# START OF Dataset content

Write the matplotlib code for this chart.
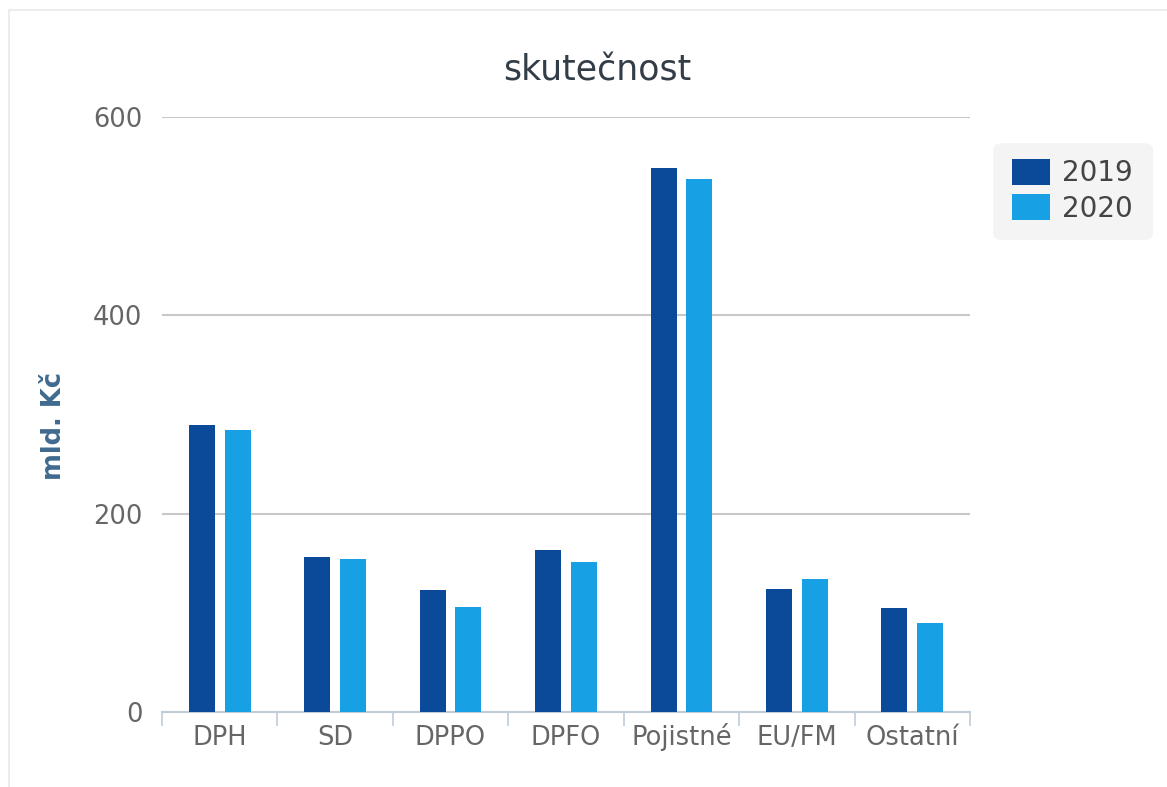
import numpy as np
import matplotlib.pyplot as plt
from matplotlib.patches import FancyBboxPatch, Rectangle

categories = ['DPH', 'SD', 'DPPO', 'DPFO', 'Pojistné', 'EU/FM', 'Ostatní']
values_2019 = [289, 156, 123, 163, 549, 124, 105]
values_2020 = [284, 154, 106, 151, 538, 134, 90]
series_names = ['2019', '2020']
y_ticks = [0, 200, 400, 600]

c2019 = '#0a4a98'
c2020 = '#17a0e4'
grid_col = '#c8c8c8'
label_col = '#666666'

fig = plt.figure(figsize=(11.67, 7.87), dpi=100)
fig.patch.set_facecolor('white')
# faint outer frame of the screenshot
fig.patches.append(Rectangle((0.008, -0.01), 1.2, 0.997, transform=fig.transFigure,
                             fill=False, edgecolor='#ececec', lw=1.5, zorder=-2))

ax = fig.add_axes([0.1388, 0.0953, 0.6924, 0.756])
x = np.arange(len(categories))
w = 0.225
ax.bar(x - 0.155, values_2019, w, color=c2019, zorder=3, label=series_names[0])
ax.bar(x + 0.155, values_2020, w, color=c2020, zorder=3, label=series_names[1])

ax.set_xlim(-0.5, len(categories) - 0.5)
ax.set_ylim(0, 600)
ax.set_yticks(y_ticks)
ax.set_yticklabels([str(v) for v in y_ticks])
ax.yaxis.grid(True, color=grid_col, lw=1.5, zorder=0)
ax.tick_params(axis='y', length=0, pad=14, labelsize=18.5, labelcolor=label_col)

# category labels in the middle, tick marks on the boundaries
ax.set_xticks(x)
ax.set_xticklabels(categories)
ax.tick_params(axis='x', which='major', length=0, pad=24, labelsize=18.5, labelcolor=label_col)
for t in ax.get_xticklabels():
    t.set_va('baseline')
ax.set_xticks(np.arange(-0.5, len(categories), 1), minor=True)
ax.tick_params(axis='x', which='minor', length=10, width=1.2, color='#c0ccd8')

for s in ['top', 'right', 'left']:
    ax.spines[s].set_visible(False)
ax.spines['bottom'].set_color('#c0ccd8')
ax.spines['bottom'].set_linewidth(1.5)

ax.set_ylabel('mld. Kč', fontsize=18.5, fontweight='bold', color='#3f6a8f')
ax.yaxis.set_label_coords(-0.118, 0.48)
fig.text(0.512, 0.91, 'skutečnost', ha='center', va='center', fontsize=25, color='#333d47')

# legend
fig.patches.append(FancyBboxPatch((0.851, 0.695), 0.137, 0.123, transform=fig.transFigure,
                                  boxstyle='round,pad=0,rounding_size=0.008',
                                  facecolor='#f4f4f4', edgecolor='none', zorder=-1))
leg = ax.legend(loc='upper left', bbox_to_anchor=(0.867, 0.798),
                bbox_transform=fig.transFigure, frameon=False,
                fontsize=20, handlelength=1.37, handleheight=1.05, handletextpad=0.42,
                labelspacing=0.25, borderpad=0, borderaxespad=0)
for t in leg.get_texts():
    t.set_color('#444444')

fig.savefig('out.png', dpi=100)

# END OF Dataset content

Required task -
From the opening line of the listing above through the line bearing "fill=False, edgecolor='#ececec', lw=1.5, zorder=-2))", repeat each line exactly. Drop every picture.

Exercise output -
Write the matplotlib code for this chart.
import numpy as np
import matplotlib.pyplot as plt
from matplotlib.patches import FancyBboxPatch, Rectangle

categories = ['DPH', 'SD', 'DPPO', 'DPFO', 'Pojistné', 'EU/FM', 'Ostatní']
values_2019 = [289, 156, 123, 163, 549, 124, 105]
values_2020 = [284, 154, 106, 151, 538, 134, 90]
series_names = ['2019', '2020']
y_ticks = [0, 200, 400, 600]

c2019 = '#0a4a98'
c2020 = '#17a0e4'
grid_col = '#c8c8c8'
label_col = '#666666'

fig = plt.figure(figsize=(11.67, 7.87), dpi=100)
fig.patch.set_facecolor('white')
# faint outer frame of the screenshot
fig.patches.append(Rectangle((0.008, -0.01), 1.2, 0.997, transform=fig.transFigure,
                             fill=False, edgecolor='#ececec', lw=1.5, zorder=-2))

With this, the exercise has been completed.